Directions:
Repeat the data word for word. Do not include the pictures.

(Extracted data entries)
▬▬▬
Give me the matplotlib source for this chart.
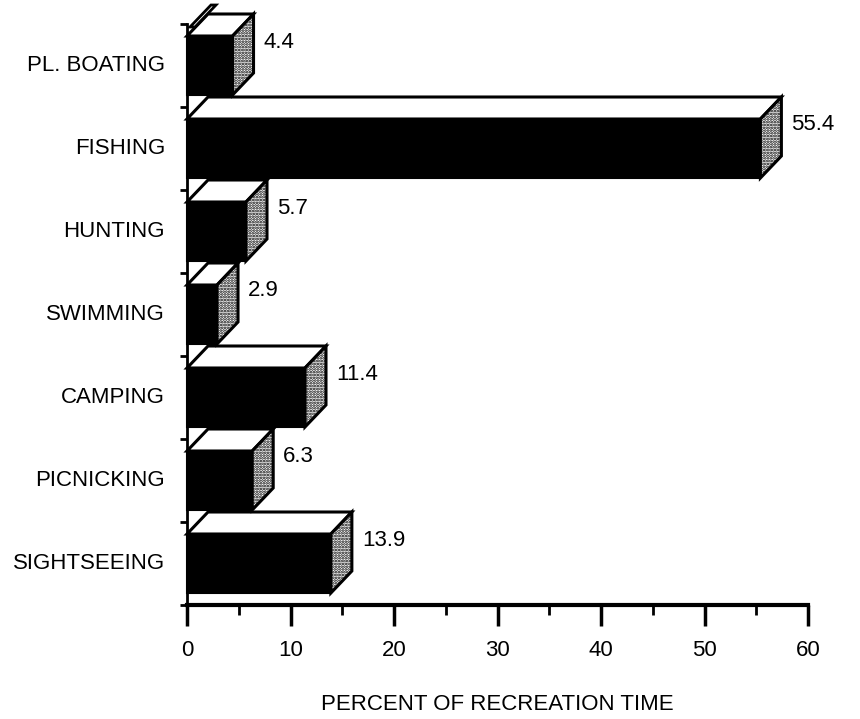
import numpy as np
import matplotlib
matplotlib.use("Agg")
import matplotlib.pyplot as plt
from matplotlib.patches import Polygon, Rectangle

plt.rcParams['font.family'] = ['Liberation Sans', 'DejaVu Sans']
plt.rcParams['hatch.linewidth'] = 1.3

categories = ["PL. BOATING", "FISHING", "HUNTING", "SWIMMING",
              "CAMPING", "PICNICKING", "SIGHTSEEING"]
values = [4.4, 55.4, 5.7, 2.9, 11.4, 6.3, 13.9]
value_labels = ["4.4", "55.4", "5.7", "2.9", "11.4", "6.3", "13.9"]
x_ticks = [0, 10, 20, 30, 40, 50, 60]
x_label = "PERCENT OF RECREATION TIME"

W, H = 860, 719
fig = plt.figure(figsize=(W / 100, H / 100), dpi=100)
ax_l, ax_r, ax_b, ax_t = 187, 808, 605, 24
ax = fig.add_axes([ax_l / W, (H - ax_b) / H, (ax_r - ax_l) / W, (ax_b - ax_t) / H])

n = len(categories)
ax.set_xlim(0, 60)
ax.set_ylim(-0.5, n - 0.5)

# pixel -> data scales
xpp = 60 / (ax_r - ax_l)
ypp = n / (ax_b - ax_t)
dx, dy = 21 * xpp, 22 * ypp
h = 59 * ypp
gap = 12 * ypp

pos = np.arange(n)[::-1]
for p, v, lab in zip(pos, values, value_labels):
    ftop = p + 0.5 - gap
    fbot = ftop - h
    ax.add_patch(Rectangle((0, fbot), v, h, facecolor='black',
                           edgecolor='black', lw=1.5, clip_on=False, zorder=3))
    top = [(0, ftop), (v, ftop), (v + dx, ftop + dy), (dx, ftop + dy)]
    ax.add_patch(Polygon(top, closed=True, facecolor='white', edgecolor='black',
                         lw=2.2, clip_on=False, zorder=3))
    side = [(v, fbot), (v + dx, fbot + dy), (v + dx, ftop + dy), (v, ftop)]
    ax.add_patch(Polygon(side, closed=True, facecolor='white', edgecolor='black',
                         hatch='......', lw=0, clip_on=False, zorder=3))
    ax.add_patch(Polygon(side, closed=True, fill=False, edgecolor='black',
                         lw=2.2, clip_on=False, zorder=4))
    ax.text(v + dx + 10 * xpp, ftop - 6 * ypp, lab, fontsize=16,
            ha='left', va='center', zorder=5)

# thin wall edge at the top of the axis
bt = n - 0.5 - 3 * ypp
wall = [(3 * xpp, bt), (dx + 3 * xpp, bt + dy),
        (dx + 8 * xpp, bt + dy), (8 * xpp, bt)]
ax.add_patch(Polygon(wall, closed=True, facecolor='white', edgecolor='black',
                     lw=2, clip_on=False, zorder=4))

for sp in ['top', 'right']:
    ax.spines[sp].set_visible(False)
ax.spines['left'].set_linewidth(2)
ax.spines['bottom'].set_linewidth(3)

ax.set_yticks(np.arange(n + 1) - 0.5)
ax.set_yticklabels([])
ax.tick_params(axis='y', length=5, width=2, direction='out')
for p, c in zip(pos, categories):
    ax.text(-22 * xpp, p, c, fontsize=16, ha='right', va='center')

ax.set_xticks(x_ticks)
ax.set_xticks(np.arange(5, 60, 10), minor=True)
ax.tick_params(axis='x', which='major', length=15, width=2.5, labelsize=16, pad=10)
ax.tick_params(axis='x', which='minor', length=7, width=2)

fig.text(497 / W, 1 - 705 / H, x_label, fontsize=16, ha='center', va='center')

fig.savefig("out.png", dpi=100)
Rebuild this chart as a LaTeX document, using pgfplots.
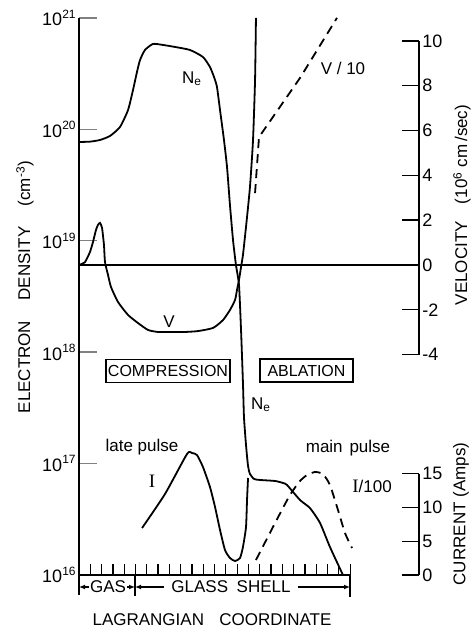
▬▬▬
Result of this exercise:
Give me the matplotlib source for this chart.
import numpy as np
import matplotlib
matplotlib.use("Agg")
import matplotlib.pyplot as plt
from matplotlib.patches import Polygon, Rectangle

plt.rcParams['font.family'] = ['Liberation Sans', 'DejaVu Sans']
plt.rcParams['hatch.linewidth'] = 1.3

categories = ["PL. BOATING", "FISHING", "HUNTING", "SWIMMING",
              "CAMPING", "PICNICKING", "SIGHTSEEING"]
values = [4.4, 55.4, 5.7, 2.9, 11.4, 6.3, 13.9]
value_labels = ["4.4", "55.4", "5.7", "2.9", "11.4", "6.3", "13.9"]
x_ticks = [0, 10, 20, 30, 40, 50, 60]
x_label = "PERCENT OF RECREATION TIME"

W, H = 860, 719
fig = plt.figure(figsize=(W / 100, H / 100), dpi=100)
ax_l, ax_r, ax_b, ax_t = 187, 808, 605, 24
ax = fig.add_axes([ax_l / W, (H - ax_b) / H, (ax_r - ax_l) / W, (ax_b - ax_t) / H])

n = len(categories)
ax.set_xlim(0, 60)
ax.set_ylim(-0.5, n - 0.5)

# pixel -> data scales
xpp = 60 / (ax_r - ax_l)
ypp = n / (ax_b - ax_t)
dx, dy = 21 * xpp, 22 * ypp
h = 59 * ypp
gap = 12 * ypp

pos = np.arange(n)[::-1]
for p, v, lab in zip(pos, values, value_labels):
    ftop = p + 0.5 - gap
    fbot = ftop - h
    ax.add_patch(Rectangle((0, fbot), v, h, facecolor='black',
                           edgecolor='black', lw=1.5, clip_on=False, zorder=3))
    top = [(0, ftop), (v, ftop), (v + dx, ftop + dy), (dx, ftop + dy)]
    ax.add_patch(Polygon(top, closed=True, facecolor='white', edgecolor='black',
                         lw=2.2, clip_on=False, zorder=3))
    side = [(v, fbot), (v + dx, fbot + dy), (v + dx, ftop + dy), (v, ftop)]
    ax.add_patch(Polygon(side, closed=True, facecolor='white', edgecolor='black',
                         hatch='......', lw=0, clip_on=False, zorder=3))
    ax.add_patch(Polygon(side, closed=True, fill=False, edgecolor='black',
                         lw=2.2, clip_on=False, zorder=4))
    ax.text(v + dx + 10 * xpp, ftop - 6 * ypp, lab, fontsize=16,
            ha='left', va='center', zorder=5)

# thin wall edge at the top of the axis
bt = n - 0.5 - 3 * ypp
wall = [(3 * xpp, bt), (dx + 3 * xpp, bt + dy),
        (dx + 8 * xpp, bt + dy), (8 * xpp, bt)]
ax.add_patch(Polygon(wall, closed=True, facecolor='white', edgecolor='black',
                     lw=2, clip_on=False, zorder=4))

for sp in ['top', 'right']:
    ax.spines[sp].set_visible(False)
ax.spines['left'].set_linewidth(2)
ax.spines['bottom'].set_linewidth(3)

ax.set_yticks(np.arange(n + 1) - 0.5)
ax.set_yticklabels([])
ax.tick_params(axis='y', length=5, width=2, direction='out')
for p, c in zip(pos, categories):
    ax.text(-22 * xpp, p, c, fontsize=16, ha='right', va='center')

ax.set_xticks(x_ticks)
ax.set_xticks(np.arange(5, 60, 10), minor=True)
ax.tick_params(axis='x', which='major', length=15, width=2.5, labelsize=16, pad=10)
ax.tick_params(axis='x', which='minor', length=7, width=2)

fig.text(497 / W, 1 - 705 / H, x_label, fontsize=16, ha='center', va='center')

fig.savefig("out.png", dpi=100)
Rebuild this chart as a LaTeX document, using pgfplots.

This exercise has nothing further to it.